Transparency in communication and long-term planning is important in shaping a brand perception when it comes to sustainability for stakeholders.
As sustainability begins to inform business decisions more and more, it’s important to note how it is increasingly shaping brand perception and equity across stakeholders.
Company stakeholders have always kept a close watch on the business reputation of an organization based on its actions and decisions. Brand perception is a fundamental aspect of value and equity from the perspective of both investment allocation and consumer purchasing decisions.
Today, we seek to understand how brands and organizations walk the fine line between communicating sustainability achievements and their goals, while avoiding greenwashing at the same time. During the World Economic Forum (WEF) Annual Meeting this week, experts gathered to discuss precisely how brands engage with the community while simultaneously building a sustainable future.
Communicating sustainability efforts
When it comes to comprehending how brands can communicate their sustainability achievements while avoiding greenwashing, Robert Haigh, Strategy and Sustainability Director for Brand Finance, says there is no right or wrong answer. He says it’s key for brands to be as holistic as possible with their communication
“It’s incredibly important to avoid greenwashing because it’s corrosive to trust—both for the brand and for sustainability claims,” said Haigh. “The answer is also to not cease all communication around sustainability, because that leaves value on the table for that brand.”
What we want, according to Haigh, is to create a peer pressure environment where brands are communicating openly to encourage each other to do more. “The answer is to be as holistic as possible with your communication,” Haigh says. “ You don’t want to selectively communicate about one good thing that you’re doing because that leaves you open to accusations of deflection. It’s important for brands to communicate what they have achieved, what they plan to achieve and what they haven’t quite achieved yet.”
The Director for Group Marketing and Corporate Affairs at Old Mutual, Maserame Mouyeme, adds, “There's information democracy, and because of that, companies need to be responsible for what they say in the market and how they say it.”
Long-term decisions for brands
Brands will strive to meet short-term and quarterly reporting goals with respect to sustainability, but long-term plans especially can help benefit a brand’s perception.
At Old Mutual, Mouyeme says that within their investment business, they encourage their investors to start thinking about green bonds and reduce their involvement in coal. Additionally, signing up for global movements and publicly declaring a desire for transparency are long-term goals set by Old Mutual that are also viable options for other brands hoping to improve their sustainability measures.

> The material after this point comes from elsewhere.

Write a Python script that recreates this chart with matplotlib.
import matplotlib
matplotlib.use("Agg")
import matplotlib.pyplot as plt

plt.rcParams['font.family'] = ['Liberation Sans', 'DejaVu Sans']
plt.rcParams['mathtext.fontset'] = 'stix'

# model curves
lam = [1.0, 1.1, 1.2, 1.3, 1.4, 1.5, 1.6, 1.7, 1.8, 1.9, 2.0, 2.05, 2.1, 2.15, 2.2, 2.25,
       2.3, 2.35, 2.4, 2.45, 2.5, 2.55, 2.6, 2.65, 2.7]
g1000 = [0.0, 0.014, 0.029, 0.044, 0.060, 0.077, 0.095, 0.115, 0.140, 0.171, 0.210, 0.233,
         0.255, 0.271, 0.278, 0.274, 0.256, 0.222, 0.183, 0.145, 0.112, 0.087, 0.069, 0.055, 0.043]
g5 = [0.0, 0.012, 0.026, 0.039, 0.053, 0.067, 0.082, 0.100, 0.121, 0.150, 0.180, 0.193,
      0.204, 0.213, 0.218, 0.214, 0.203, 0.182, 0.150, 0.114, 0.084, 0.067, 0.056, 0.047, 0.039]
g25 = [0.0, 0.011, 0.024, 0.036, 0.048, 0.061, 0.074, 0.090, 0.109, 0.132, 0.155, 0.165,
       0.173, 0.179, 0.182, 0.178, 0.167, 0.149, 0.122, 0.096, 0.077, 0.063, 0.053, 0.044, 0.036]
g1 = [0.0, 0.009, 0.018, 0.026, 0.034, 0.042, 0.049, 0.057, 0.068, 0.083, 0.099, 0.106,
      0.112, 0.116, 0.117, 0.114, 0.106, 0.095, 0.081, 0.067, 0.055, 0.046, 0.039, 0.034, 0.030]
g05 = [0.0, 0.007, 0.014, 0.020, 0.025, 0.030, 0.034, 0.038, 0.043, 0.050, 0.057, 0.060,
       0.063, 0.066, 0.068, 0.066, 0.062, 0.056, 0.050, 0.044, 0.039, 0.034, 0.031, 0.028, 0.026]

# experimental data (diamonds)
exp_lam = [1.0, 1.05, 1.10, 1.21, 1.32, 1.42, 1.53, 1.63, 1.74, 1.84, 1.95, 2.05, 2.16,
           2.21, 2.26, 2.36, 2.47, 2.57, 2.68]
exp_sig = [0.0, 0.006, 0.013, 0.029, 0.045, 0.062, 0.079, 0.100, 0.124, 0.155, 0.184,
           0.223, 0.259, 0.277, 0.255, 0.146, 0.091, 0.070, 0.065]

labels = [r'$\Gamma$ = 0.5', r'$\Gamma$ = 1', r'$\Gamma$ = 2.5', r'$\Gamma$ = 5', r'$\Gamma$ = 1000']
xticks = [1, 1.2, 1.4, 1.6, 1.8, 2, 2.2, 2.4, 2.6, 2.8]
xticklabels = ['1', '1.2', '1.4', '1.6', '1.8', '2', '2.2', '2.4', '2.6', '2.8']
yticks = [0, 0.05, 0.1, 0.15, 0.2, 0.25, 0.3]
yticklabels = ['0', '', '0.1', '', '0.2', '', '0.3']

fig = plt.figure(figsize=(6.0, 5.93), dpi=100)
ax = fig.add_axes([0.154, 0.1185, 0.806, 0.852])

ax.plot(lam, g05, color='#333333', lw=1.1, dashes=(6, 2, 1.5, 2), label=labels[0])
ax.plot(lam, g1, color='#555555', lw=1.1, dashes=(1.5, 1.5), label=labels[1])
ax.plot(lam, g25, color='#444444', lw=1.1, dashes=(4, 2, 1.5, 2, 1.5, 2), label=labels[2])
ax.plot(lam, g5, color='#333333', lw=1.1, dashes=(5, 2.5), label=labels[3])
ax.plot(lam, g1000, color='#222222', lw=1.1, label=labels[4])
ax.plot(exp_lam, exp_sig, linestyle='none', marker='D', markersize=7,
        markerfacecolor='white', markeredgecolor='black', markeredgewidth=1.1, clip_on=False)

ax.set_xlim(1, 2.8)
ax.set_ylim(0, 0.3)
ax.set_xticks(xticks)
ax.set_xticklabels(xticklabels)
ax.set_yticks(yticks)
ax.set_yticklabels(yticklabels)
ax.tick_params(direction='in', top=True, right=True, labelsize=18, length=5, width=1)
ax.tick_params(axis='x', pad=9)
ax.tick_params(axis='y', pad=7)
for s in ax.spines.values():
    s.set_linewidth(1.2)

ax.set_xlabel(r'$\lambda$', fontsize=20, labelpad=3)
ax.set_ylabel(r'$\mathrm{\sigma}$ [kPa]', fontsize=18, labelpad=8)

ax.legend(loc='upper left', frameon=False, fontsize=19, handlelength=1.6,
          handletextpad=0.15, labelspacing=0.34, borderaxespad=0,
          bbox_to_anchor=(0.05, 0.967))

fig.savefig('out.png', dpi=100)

“We're also showing commitment to the net zero alliances, both as an asset owner and an asset manager. Those are big commitments and we hold ourselves accountable to executing what will be in our 2022 climate report for the long term,” Mouyeme said.
Jayaram provided examples of long-term decisions that brands can make regarding sustainability: “HCLTech has declared that we will be going net zero by 2040, and that by 2030 we will reduce our absolute emissions by 50%. We at HCLTech believe that the convergence of digital tech and sustainability is going to be the biggest driver going forward.”

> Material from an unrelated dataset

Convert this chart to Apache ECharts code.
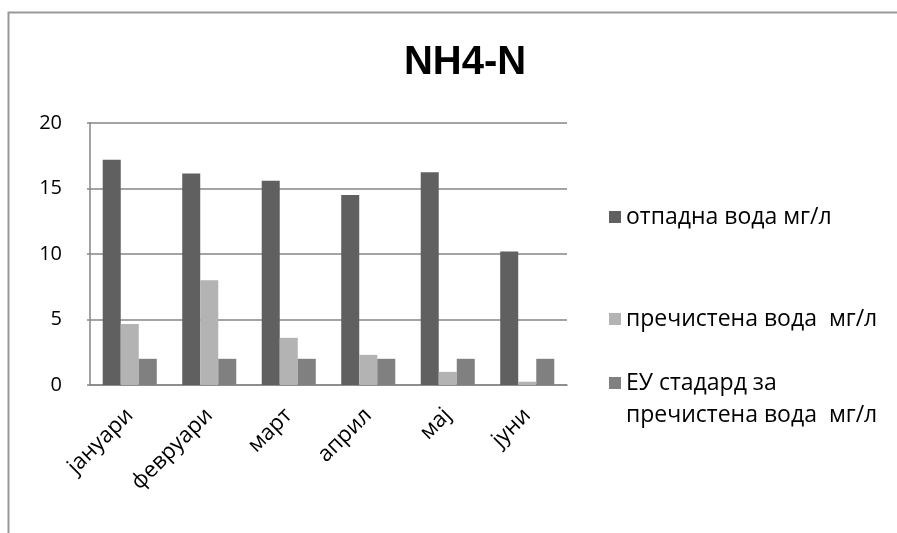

Further, HCLTech has come out with a school for sustainability that is open to all 220,000+ HCLTech employees, empowering them to be agents of change as well. “It’s very important to create that ecosystem, because when you make employees change agents, it is not just them. It is their community and the clients with whom they interact,” said Jayaram.
Redefining the quantification of brand equity
The current process for quantifying brand equity is working, according to Haigh, but constantly tracking factors that shape perceptions and brand images is “key to evaluating brands.” To help with these efforts, Haigh discussed Brand Finance’s new measurement index.

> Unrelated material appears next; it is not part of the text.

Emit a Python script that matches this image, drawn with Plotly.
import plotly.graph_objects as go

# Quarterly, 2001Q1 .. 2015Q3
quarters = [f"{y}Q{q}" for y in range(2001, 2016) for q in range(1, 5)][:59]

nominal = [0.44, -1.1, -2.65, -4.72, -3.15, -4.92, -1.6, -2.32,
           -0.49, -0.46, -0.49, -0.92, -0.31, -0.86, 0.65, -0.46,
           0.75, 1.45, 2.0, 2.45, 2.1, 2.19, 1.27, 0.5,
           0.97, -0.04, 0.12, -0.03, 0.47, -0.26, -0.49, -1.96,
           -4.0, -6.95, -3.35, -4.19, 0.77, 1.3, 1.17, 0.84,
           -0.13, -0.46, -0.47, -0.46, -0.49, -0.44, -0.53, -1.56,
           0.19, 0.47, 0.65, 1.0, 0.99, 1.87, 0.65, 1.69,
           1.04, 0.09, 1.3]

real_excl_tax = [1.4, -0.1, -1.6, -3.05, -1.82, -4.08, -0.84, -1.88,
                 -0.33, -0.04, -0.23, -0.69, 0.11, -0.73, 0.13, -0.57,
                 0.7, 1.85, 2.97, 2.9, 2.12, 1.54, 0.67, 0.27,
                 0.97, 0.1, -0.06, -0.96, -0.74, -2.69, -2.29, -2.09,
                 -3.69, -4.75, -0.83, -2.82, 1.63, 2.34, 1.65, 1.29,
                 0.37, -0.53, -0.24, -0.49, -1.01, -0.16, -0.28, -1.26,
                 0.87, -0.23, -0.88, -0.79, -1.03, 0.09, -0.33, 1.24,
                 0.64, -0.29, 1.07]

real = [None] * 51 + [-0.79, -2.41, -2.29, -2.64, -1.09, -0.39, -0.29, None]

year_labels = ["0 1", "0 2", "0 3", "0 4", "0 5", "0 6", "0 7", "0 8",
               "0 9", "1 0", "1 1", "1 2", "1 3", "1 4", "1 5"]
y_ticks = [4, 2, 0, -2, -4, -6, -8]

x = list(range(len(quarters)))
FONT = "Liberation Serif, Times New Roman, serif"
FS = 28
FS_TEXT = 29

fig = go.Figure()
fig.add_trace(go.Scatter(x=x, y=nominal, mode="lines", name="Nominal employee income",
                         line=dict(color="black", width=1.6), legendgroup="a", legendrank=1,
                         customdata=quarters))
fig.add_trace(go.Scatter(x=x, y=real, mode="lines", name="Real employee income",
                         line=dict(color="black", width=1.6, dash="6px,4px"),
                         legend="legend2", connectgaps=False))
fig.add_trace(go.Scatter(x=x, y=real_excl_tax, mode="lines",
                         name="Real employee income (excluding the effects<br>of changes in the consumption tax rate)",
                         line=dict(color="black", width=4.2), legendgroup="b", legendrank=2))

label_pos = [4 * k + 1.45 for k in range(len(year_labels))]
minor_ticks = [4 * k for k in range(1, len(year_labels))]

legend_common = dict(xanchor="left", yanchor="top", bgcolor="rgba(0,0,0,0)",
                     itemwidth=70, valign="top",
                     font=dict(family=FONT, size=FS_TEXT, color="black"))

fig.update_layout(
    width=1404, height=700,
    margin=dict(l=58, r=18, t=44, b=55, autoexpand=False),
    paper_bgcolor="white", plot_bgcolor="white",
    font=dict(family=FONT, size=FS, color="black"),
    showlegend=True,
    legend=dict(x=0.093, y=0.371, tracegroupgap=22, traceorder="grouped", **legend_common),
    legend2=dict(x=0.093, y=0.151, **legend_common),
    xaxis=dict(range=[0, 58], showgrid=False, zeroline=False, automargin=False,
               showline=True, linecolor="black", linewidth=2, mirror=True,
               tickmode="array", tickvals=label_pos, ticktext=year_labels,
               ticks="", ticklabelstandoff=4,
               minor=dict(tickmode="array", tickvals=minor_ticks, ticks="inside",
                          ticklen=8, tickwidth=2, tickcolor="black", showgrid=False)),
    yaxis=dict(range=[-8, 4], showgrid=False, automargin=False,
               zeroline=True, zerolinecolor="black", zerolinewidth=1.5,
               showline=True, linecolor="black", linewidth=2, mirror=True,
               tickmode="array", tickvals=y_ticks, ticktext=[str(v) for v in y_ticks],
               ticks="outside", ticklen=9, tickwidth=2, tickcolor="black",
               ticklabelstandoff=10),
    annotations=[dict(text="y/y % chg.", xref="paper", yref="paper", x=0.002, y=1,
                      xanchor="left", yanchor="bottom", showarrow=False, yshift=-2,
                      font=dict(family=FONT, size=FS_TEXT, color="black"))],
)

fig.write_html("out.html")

“It’s very important to realize that sustainability is coming up the agenda and that’s why today we launched our Sustainability Perceptions Index to highlight the value tied up in sustainability perceptions,” he said.
In association with the International Advertising Association at the WEF, the index determines the relative importance of sustainability as a driver of value for brands – while also evaluating how sustainable each brand is perceived to be – by allocating a Sustainability Perceptions Score to each organization.
“Those that are prepared to make a big investment in building sustainability in their companies are the ones that are going to win,” said Mouyeme.